__Task description__.
Repeat the listing word for word. No pictures belong in the copy.

__Raw data__.
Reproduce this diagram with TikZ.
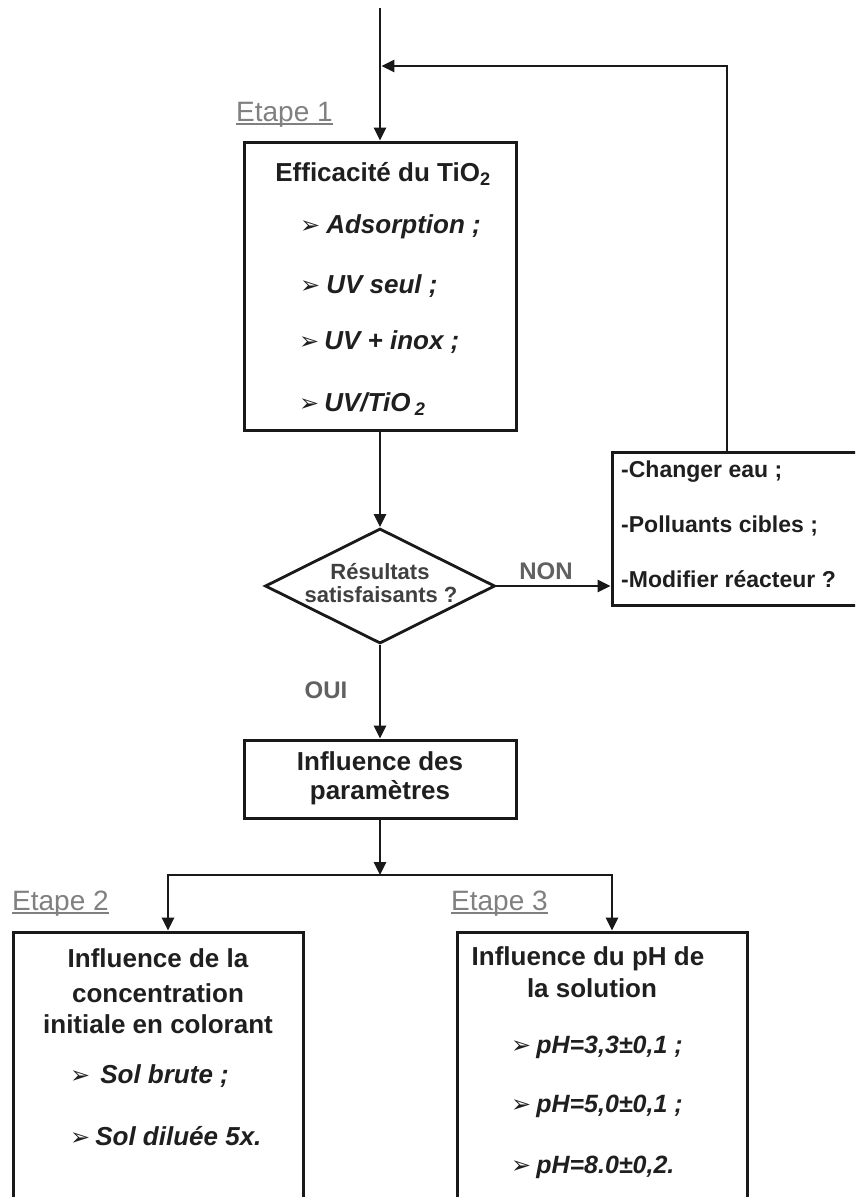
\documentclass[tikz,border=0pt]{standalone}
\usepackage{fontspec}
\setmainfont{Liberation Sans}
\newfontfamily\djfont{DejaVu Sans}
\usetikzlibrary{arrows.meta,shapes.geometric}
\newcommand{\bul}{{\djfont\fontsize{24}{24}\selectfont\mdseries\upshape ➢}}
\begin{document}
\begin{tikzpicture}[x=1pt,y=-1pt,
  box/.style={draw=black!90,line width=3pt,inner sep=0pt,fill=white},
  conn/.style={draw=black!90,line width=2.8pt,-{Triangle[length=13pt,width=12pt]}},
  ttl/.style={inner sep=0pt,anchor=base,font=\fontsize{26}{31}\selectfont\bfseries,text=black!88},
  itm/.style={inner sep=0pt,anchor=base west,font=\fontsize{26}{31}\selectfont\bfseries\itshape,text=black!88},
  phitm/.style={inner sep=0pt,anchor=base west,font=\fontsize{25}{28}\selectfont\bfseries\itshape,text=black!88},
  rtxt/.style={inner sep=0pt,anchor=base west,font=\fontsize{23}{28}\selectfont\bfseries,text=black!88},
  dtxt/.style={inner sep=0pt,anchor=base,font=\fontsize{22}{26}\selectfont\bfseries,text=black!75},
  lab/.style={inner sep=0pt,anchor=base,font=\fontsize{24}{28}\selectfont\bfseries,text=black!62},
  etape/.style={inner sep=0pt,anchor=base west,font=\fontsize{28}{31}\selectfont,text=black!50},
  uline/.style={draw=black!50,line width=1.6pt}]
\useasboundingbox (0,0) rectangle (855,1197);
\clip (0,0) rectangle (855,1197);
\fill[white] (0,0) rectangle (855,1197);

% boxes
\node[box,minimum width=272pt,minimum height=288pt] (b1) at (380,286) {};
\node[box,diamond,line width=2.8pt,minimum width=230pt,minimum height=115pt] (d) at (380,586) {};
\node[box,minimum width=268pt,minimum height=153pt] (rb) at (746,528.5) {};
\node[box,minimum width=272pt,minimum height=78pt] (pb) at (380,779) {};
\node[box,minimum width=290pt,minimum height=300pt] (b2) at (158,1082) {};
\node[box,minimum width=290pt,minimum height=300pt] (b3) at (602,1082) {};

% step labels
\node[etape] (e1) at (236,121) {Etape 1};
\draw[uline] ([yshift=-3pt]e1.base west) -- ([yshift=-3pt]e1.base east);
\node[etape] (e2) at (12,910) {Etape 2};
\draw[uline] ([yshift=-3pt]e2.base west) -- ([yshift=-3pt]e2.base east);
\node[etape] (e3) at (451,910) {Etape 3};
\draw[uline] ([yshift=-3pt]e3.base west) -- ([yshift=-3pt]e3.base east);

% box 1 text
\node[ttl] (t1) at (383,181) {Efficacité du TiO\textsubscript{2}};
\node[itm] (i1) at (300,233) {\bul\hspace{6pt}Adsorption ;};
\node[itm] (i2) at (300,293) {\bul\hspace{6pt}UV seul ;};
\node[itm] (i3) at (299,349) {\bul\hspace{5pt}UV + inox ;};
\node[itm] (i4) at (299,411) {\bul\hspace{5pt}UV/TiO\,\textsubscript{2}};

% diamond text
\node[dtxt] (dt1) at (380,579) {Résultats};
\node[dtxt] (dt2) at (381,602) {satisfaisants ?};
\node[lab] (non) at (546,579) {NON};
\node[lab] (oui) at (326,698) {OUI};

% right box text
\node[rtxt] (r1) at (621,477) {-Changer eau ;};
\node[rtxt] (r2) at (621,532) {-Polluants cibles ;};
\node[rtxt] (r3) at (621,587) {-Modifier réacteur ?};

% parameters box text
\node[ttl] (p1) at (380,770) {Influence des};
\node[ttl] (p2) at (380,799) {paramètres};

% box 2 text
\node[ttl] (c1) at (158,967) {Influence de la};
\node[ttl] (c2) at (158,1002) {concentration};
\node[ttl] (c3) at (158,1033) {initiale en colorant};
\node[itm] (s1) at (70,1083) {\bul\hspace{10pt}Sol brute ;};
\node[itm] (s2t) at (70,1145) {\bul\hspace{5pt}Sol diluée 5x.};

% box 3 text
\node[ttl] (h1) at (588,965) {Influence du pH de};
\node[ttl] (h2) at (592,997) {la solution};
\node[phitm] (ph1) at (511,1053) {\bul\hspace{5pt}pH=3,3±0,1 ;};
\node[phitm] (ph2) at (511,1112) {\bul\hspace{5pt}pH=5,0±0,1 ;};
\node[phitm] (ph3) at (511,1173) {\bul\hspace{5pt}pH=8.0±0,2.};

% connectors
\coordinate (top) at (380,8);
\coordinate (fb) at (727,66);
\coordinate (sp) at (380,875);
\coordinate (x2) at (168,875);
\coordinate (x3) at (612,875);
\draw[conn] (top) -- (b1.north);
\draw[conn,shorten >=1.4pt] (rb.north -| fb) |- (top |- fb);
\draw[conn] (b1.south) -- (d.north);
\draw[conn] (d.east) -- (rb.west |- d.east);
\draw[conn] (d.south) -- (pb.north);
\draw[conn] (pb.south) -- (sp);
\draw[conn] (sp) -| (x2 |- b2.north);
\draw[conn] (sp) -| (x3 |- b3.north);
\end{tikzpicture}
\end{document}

__Result of this exercise__.
Reproduce this diagram with TikZ.
\documentclass[tikz,border=0pt]{standalone}
\usepackage{fontspec}
\setmainfont{Liberation Sans}
\newfontfamily\djfont{DejaVu Sans}
\usetikzlibrary{arrows.meta,shapes.geometric}
\newcommand{\bul}{{\djfont\fontsize{24}{24}\selectfont\mdseries\upshape ➢}}
\begin{document}
\begin{tikzpicture}[x=1pt,y=-1pt,
  box/.style={draw=black!90,line width=3pt,inner sep=0pt,fill=white},
  conn/.style={draw=black!90,line width=2.8pt,-{Triangle[length=13pt,width=12pt]}},
  ttl/.style={inner sep=0pt,anchor=base,font=\fontsize{26}{31}\selectfont\bfseries,text=black!88},
  itm/.style={inner sep=0pt,anchor=base west,font=\fontsize{26}{31}\selectfont\bfseries\itshape,text=black!88},
  phitm/.style={inner sep=0pt,anchor=base west,font=\fontsize{25}{28}\selectfont\bfseries\itshape,text=black!88},
  rtxt/.style={inner sep=0pt,anchor=base west,font=\fontsize{23}{28}\selectfont\bfseries,text=black!88},
  dtxt/.style={inner sep=0pt,anchor=base,font=\fontsize{22}{26}\selectfont\bfseries,text=black!75},
  lab/.style={inner sep=0pt,anchor=base,font=\fontsize{24}{28}\selectfont\bfseries,text=black!62},
  etape/.style={inner sep=0pt,anchor=base west,font=\fontsize{28}{31}\selectfont,text=black!50},
  uline/.style={draw=black!50,line width=1.6pt}]
\useasboundingbox (0,0) rectangle (855,1197);
\clip (0,0) rectangle (855,1197);
\fill[white] (0,0) rectangle (855,1197);

% boxes
\node[box,minimum width=272pt,minimum height=288pt] (b1) at (380,286) {};
\node[box,diamond,line width=2.8pt,minimum width=230pt,minimum height=115pt] (d) at (380,586) {};
\node[box,minimum width=268pt,minimum height=153pt] (rb) at (746,528.5) {};
\node[box,minimum width=272pt,minimum height=78pt] (pb) at (380,779) {};
\node[box,minimum width=290pt,minimum height=300pt] (b2) at (158,1082) {};
\node[box,minimum width=290pt,minimum height=300pt] (b3) at (602,1082) {};

% step labels
\node[etape] (e1) at (236,121) {Etape 1};
\draw[uline] ([yshift=-3pt]e1.base west) -- ([yshift=-3pt]e1.base east);
\node[etape] (e2) at (12,910) {Etape 2};
\draw[uline] ([yshift=-3pt]e2.base west) -- ([yshift=-3pt]e2.base east);
\node[etape] (e3) at (451,910) {Etape 3};
\draw[uline] ([yshift=-3pt]e3.base west) -- ([yshift=-3pt]e3.base east);

% box 1 text
\node[ttl] (t1) at (383,181) {Efficacité du TiO\textsubscript{2}};
\node[itm] (i1) at (300,233) {\bul\hspace{6pt}Adsorption ;};
\node[itm] (i2) at (300,293) {\bul\hspace{6pt}UV seul ;};
\node[itm] (i3) at (299,349) {\bul\hspace{5pt}UV + inox ;};
\node[itm] (i4) at (299,411) {\bul\hspace{5pt}UV/TiO\,\textsubscript{2}};

% diamond text
\node[dtxt] (dt1) at (380,579) {Résultats};
\node[dtxt] (dt2) at (381,602) {satisfaisants ?};
\node[lab] (non) at (546,579) {NON};
\node[lab] (oui) at (326,698) {OUI};

% right box text
\node[rtxt] (r1) at (621,477) {-Changer eau ;};
\node[rtxt] (r2) at (621,532) {-Polluants cibles ;};
\node[rtxt] (r3) at (621,587) {-Modifier réacteur ?};

% parameters box text
\node[ttl] (p1) at (380,770) {Influence des};
\node[ttl] (p2) at (380,799) {paramètres};

% box 2 text
\node[ttl] (c1) at (158,967) {Influence de la};
\node[ttl] (c2) at (158,1002) {concentration};
\node[ttl] (c3) at (158,1033) {initiale en colorant};
\node[itm] (s1) at (70,1083) {\bul\hspace{10pt}Sol brute ;};
\node[itm] (s2t) at (70,1145) {\bul\hspace{5pt}Sol diluée 5x.};

% box 3 text
\node[ttl] (h1) at (588,965) {Influence du pH de};
\node[ttl] (h2) at (592,997) {la solution};
\node[phitm] (ph1) at (511,1053) {\bul\hspace{5pt}pH=3,3±0,1 ;};
\node[phitm] (ph2) at (511,1112) {\bul\hspace{5pt}pH=5,0±0,1 ;};
\node[phitm] (ph3) at (511,1173) {\bul\hspace{5pt}pH=8.0±0,2.};

% connectors
\coordinate (top) at (380,8);
\coordinate (fb) at (727,66);
\coordinate (sp) at (380,875);
\coordinate (x2) at (168,875);
\coordinate (x3) at (612,875);
\draw[conn] (top) -- (b1.north);
\draw[conn,shorten >=1.4pt] (rb.north -| fb) |- (top |- fb);
\draw[conn] (b1.south) -- (d.north);
\draw[conn] (d.east) -- (rb.west |- d.east);
\draw[conn] (d.south) -- (pb.north);
\draw[conn] (pb.south) -- (sp);
\draw[conn] (sp) -| (x2 |- b2.north);
\draw[conn] (sp) -| (x3 |- b3.north);
\end{tikzpicture}
\end{document}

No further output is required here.